In contact-rich tasks, like dexterous manipulation, the hybrid nature of making and breaking contact creates challenges for model representation and control. For example, choosing and sequencing contact locations for in-hand manipulation, where there are thousands of potential hybrid modes, is not generally tractable. In this paper, we are inspired by the observation that far fewer modes are actually necessary to accomplish many tasks. Building on our prior work learning hybrid models, represented as linear complementarity systems, we find a reduced-order hybrid model requiring only a limited number of task-relevant modes. This simplified representation, in combination with model predictive control, enables real-time control yet is sufficient for achieving high performance. We demonstrate the proposed method first on synthetic hybrid systems, reducing the mode count by multiple orders of magnitude while achieving task performance loss of less than 5%. We also apply the proposed method to a three-fingered robotic hand manipulating a previously unknown object. With no prior knowledge, we achieve state-of-the-art closed-loop performance within a few minutes of online learning, by collecting only a few thousand environment samples.

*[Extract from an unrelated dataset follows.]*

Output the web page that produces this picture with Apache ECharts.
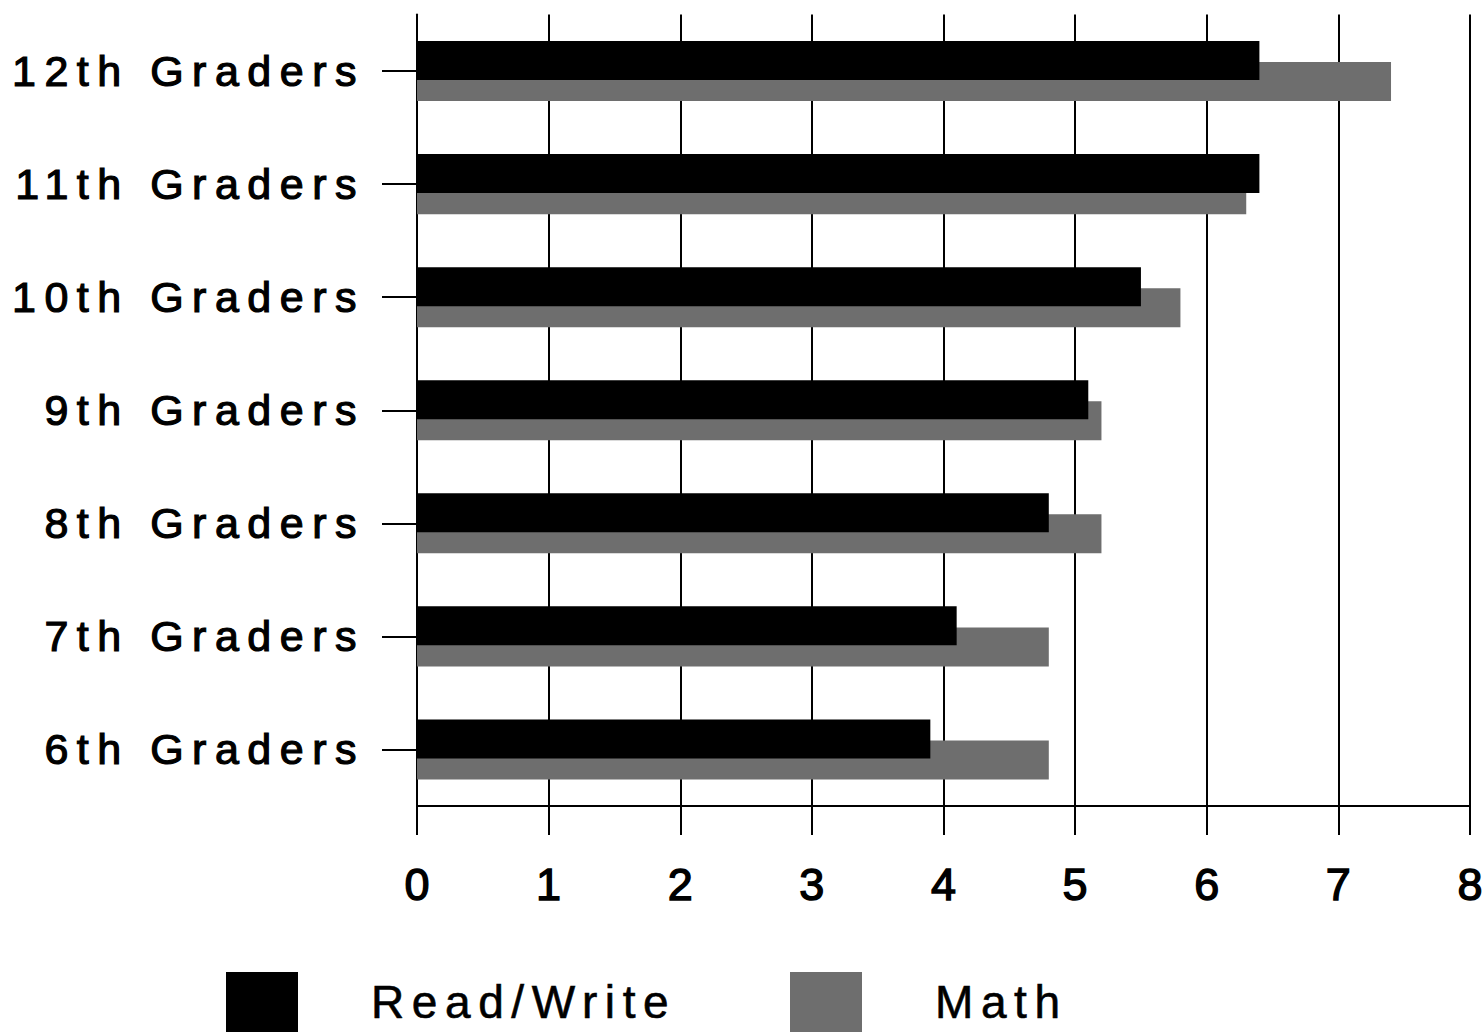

翻译：在接触密集的任务（如灵巧操作）中，接触的建立与断开形成的混合特性给模型表示与控制带来了挑战。例如，针对手内操作中接触位置的选择与排序，由于存在数千种潜在的混合模态，通常难以实现全局可解。本文受实际任务所需模态远少于全部可能模态的观察启发，基于我们先前学习线性互补系统表示的混合模型的工作，发现仅需有限数量的任务相关模态即可构建降阶混合模型。这种简化表示与模型预测控制相结合，既能实现实时控制，又足以达到高性能。我们首先在合成混合系统上验证所提方法，模态数量降低多个数量级的同时任务性能损失低于5%。此外，我们将该方法应用于操作未知物体的三指机械手。在无先验知识条件下，通过在线学习仅采集数千次环境样本，即可在数分钟内实现具有闭环控制性能的先进水平。